**What you have to do:**
Within the material below, find each line bearing the word "matplotlib" and present it.

----- Dataset excerpt -----

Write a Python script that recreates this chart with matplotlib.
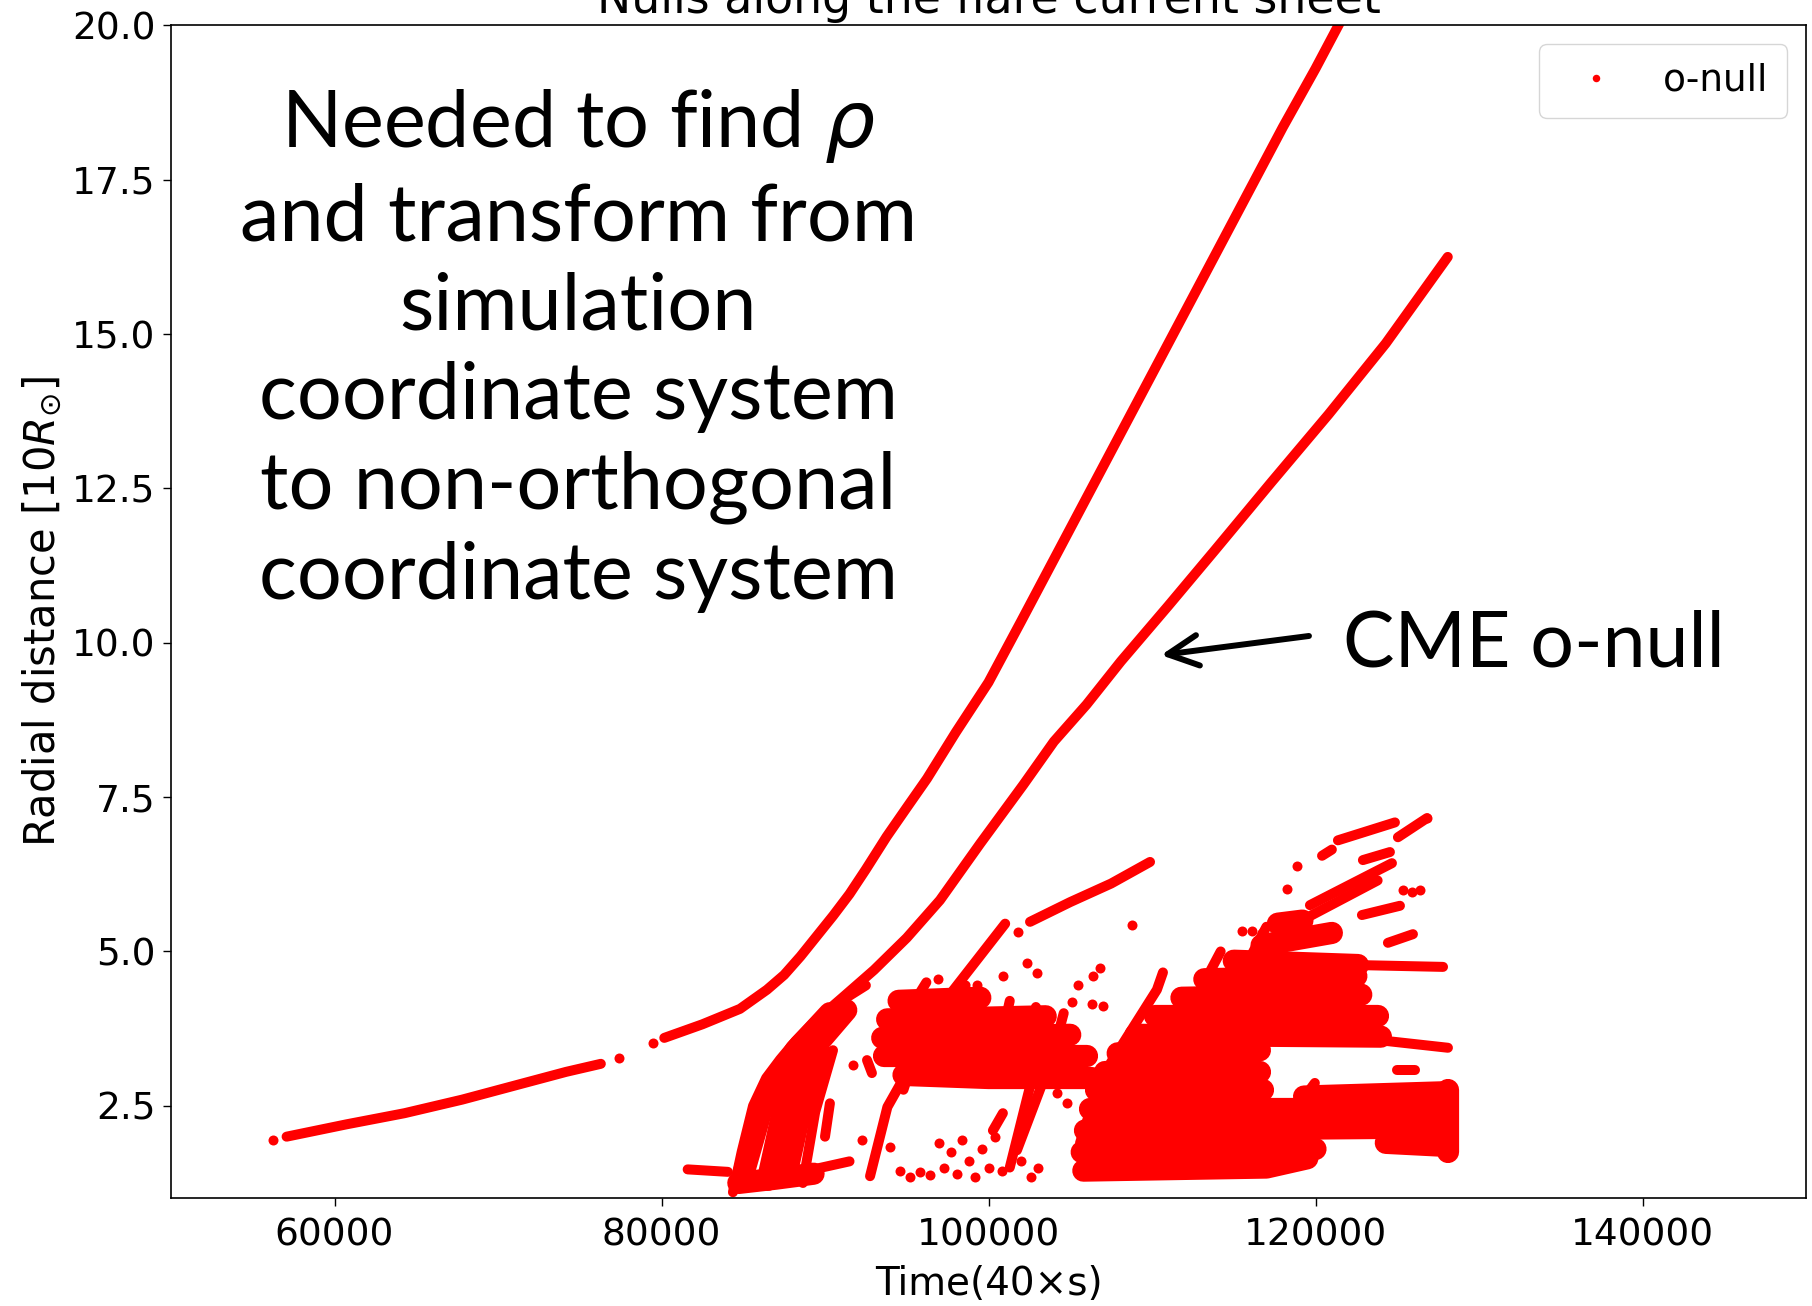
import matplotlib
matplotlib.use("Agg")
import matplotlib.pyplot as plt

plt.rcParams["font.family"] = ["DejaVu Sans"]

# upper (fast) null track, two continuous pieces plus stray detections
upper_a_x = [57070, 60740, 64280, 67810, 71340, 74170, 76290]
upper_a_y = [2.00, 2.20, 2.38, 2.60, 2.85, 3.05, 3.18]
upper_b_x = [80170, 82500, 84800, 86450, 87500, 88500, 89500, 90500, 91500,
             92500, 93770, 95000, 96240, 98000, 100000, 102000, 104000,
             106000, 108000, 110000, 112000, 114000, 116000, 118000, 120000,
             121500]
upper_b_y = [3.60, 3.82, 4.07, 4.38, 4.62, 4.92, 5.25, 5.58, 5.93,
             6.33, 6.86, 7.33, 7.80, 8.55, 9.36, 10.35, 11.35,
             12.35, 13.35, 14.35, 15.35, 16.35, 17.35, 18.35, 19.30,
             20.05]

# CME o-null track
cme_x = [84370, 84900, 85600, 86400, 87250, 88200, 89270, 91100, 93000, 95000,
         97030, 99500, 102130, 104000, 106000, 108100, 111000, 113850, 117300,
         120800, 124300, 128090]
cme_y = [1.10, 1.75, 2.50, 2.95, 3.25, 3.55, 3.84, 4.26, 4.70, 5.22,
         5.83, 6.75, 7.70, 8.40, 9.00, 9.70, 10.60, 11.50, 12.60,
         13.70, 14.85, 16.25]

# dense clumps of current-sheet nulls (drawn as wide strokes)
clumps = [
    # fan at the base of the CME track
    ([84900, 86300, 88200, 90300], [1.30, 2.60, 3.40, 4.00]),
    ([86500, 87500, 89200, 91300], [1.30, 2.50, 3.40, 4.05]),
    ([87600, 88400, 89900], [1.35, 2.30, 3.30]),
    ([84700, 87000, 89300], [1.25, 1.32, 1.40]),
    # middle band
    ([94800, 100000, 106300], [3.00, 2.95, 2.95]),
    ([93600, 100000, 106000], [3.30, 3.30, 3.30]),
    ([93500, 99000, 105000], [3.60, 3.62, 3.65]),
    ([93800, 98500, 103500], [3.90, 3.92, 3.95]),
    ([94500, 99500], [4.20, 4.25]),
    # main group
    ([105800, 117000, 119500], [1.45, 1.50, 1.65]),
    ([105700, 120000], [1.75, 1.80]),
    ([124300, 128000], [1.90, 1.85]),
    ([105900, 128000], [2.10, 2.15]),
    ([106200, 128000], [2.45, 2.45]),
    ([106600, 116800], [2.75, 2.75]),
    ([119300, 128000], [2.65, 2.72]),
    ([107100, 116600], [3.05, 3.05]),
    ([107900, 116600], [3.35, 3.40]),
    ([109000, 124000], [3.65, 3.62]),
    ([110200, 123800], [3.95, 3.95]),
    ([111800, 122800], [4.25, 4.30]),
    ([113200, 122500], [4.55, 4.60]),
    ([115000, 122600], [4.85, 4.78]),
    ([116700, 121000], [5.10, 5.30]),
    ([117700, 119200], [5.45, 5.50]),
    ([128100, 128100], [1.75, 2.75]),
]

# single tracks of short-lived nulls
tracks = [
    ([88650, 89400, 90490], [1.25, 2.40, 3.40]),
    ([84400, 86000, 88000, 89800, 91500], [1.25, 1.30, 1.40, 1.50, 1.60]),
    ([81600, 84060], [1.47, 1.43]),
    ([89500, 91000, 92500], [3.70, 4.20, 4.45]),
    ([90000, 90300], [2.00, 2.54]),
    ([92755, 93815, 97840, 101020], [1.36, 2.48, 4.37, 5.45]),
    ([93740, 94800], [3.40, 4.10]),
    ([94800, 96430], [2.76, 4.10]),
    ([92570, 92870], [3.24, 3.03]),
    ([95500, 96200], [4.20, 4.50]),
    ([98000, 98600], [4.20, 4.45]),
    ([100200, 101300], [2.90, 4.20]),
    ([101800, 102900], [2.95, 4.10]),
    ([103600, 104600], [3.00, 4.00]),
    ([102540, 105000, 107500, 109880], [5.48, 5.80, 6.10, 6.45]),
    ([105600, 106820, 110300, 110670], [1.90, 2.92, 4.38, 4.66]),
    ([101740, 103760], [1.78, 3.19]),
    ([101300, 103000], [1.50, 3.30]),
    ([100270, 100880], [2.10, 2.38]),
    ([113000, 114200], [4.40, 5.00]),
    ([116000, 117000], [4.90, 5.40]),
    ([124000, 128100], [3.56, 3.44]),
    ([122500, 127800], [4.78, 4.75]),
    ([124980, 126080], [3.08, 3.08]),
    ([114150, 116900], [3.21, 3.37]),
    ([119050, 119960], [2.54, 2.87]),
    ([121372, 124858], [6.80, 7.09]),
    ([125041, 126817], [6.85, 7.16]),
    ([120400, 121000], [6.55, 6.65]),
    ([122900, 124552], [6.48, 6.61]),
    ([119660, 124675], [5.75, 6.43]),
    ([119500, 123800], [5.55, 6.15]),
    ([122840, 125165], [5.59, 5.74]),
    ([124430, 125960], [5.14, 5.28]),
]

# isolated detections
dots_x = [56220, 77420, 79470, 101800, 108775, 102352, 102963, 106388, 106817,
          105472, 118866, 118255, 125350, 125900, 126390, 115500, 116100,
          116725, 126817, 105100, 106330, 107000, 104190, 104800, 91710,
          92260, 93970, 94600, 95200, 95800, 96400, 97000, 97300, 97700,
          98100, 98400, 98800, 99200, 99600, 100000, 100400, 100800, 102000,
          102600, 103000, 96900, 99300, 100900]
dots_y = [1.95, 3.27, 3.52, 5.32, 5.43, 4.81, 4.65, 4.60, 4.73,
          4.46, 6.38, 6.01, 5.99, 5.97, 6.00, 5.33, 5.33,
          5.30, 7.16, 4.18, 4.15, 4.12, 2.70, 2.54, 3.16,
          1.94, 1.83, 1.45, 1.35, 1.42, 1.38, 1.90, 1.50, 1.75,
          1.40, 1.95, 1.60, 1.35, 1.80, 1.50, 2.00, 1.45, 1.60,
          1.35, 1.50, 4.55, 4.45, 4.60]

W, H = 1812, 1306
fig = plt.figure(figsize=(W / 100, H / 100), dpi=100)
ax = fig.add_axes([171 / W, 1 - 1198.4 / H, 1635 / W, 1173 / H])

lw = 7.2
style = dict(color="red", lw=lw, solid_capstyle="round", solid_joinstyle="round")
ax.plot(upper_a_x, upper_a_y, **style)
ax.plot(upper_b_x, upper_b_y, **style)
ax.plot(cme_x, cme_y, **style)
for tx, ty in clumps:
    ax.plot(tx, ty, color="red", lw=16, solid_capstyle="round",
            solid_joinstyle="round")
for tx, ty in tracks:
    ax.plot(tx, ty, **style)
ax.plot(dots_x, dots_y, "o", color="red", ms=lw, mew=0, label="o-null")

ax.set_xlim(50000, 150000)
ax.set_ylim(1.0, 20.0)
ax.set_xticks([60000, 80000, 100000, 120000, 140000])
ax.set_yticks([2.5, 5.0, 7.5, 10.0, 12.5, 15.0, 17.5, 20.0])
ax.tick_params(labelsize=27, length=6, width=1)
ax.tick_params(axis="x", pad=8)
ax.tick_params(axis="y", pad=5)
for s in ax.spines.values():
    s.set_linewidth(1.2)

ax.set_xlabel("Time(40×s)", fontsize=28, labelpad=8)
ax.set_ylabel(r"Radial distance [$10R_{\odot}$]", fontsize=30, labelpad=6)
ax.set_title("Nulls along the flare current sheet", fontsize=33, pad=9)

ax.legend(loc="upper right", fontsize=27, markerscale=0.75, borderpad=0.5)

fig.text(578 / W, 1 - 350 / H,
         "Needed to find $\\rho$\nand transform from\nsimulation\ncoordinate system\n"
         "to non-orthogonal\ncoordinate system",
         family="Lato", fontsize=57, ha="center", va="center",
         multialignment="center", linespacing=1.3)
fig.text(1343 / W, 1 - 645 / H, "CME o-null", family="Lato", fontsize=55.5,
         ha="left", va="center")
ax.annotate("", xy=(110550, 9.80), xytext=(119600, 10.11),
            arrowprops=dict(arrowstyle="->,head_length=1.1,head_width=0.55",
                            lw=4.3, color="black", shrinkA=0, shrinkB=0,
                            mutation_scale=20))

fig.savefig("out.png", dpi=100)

-----

**Task answer:**
Write a Python script that recreates this chart with matplotlib.
import matplotlib
matplotlib.use("Agg")
import matplotlib.pyplot as plt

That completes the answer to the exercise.